→ **Challenge**: Determine the number of lines that contain the word "chart", then state that number and nothing more.

→ **Data extract**:
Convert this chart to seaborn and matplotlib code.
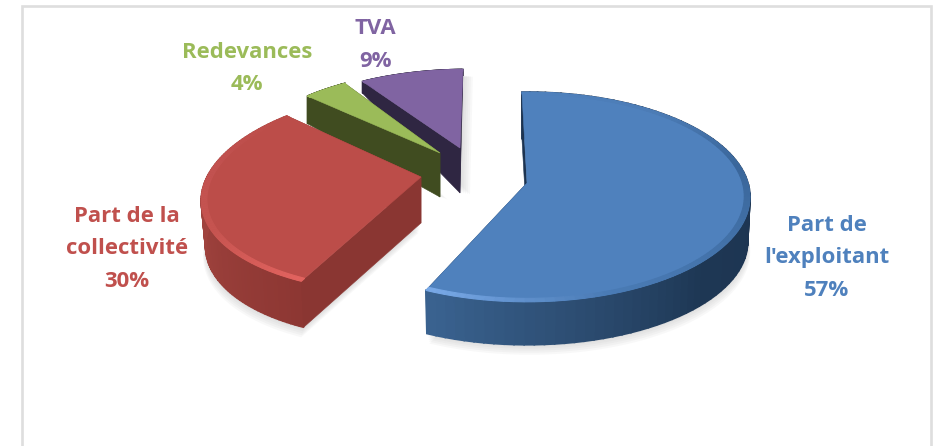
import numpy as np
import seaborn as sns
from matplotlib import pyplot as plt

labels = ["Part de\nl'exploitant", "Part de la\ncollectivité", "Redevances", "TVA"]
values = [57, 30, 4, 9]

# placement of each exploded slice on the canvas (pixels)
apex = [(527, 183), (421, 177), (440, 153), (460, 148)]
rad_x = [221, 214, 199, 207]
rad_y = [103, 100, 93, 89]
skew = [0.0, 0.209, 0.07, 0.098]
drop = [45, 46, 44, 45]
scale_x = [0.99, 0.98, 1.0, 1.0]
scale_y = [0.983, 1.0, 1.29, 1.5]
shadow = [(0.5, 2.0), (-0.5, 2.0), (1.5, 0.5), (2.0, 0.3)]

top_col = ['#4f81bd', '#bc4d49', '#9bbb59', '#8064a2']
face_col = ['#1c3350', '#8a3632', '#404c20', '#2f2642']
text_col = ['#4f81bd', '#c0504d', '#9bbb59', '#8064a2']
rim_cols = [['#1c3350', '#1c3350', '#1e3754', '#3a628f'],
            ['#8d3733', '#a0433e', '#a0433e'],
            ['#404c20', '#404c20'],
            ['#2f2642', '#2f2642']]
bevel_cols = [['#4f81bd', '#4c7cb6', '#3a669a', '#4271a8', '#4a7bb5', '#78a8e6'],
              ['#e2635f', '#c65450', '#c25250', '#bc4d49'],
              ['#9bbb59', '#9bbb59'],
              ['#8064a2', '#8064a2']]

text_pos = [(827, 258), (127, 249), (247, 68.5), (375, 45)]
pct_names = [f"{l}\n{v}%" for l, v in zip(labels, values)]

K = 0.133
START = -1.5
N = 90

sns.set_theme(style='white')
plt.rcParams['font.family'] = ['Open Sans', 'DejaVu Sans']

fig = plt.figure(figsize=(9.38, 4.46), dpi=100)
ax = fig.add_axes([0, 0, 1, 1])
ax.set_xlim(0, 938)
ax.set_ylim(446, 0)
ax.axis('off')

# frame of the chart, cut off at the bottom of the screenshot
ax.plot([21.5, 21.5, 931, 931], [446, 6, 6, 446], color='#dedede', lw=1.9, solid_joinstyle='miter')


def project(i, theta, r=1.0):
    t = np.radians(theta)
    u, v = r * np.sin(t), r * np.cos(t)
    w = 1 + K * v
    yy = rad_y[i] * v / w
    xx = rad_x[i] * u / w + skew[i] * yy
    return xx, yy


def lower(i, xx, yy):
    return xx * scale_x[i], yy * scale_y[i] - drop[i]


cum = START
spans = []
for val in values:
    spans.append((cum, cum + val * 3.6))
    cum += val * 3.6

for i in [3, 2, 1, 0]:
    t0, t1 = spans[i]
    cx, cy = apex[i]
    th = np.linspace(t0, t1, N)
    xx, yy = project(i, th)
    bx, by = lower(i, xx, yy)
    ab = lower(i, 0.0, 0.0)

    # soft shadow, from the underside only
    for k in range(1, 6):
        dx, dy = shadow[i]
        sx = np.r_[ab[0], bx] + cx + dx * k
        sy = cy - np.r_[ab[1], by] + dy * k
        ax.fill(sx, sy, color='#808080', alpha=0.05, lw=0, zorder=2 + (3 - i) * 3)

    z = 3 + (3 - i) * 3
    # hidden end cut, then outer wall, then start cut
    ax.fill([cx, cx + xx[-1], cx + bx[-1], cx + ab[0]],
            [cy, cy - yy[-1], cy - by[-1], cy - ab[1]], color=face_col[i], lw=0.4, zorder=z)
    wall = sns.blend_palette(rim_cols[i], N - 1)
    for j in range(N - 1):
        ax.fill([cx + xx[j], cx + xx[j + 1], cx + bx[j + 1], cx + bx[j]],
                [cy - yy[j], cy - yy[j + 1], cy - by[j + 1], cy - by[j]],
                color=wall[j], lw=1.2, zorder=z)
    ax.fill([cx, cx + xx[0], cx + bx[0], cx + ab[0]],
            [cy, cy - yy[0], cy - by[0], cy - ab[1]], color=face_col[i], lw=0.4, zorder=z)

    # top of the slice
    ax.fill(np.r_[cx, cx + xx], np.r_[cy, cy - yy], color=top_col[i], lw=0.4, zorder=z + 1)

    # bevel along the rim
    ix, iy = project(i, th, 0.975)
    bev = sns.blend_palette(bevel_cols[i], N - 1)
    for j in range(N - 1):
        ax.fill([cx + xx[j], cx + xx[j + 1], cx + ix[j + 1], cx + ix[j]],
                [cy - yy[j], cy - yy[j + 1], cy - iy[j + 1], cy - iy[j]],
                color=bev[j], lw=0.8, zorder=z + 1)

for name, pos, col in zip(pct_names, text_pos, text_col):
    ax.text(pos[0], pos[1], name, color=col, ha='center', va='center', fontsize=15.9,
            fontweight='bold', linespacing=1.7, zorder=30)

plt.savefig('out.png', dpi=100)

→ **Solution for this problem**: 2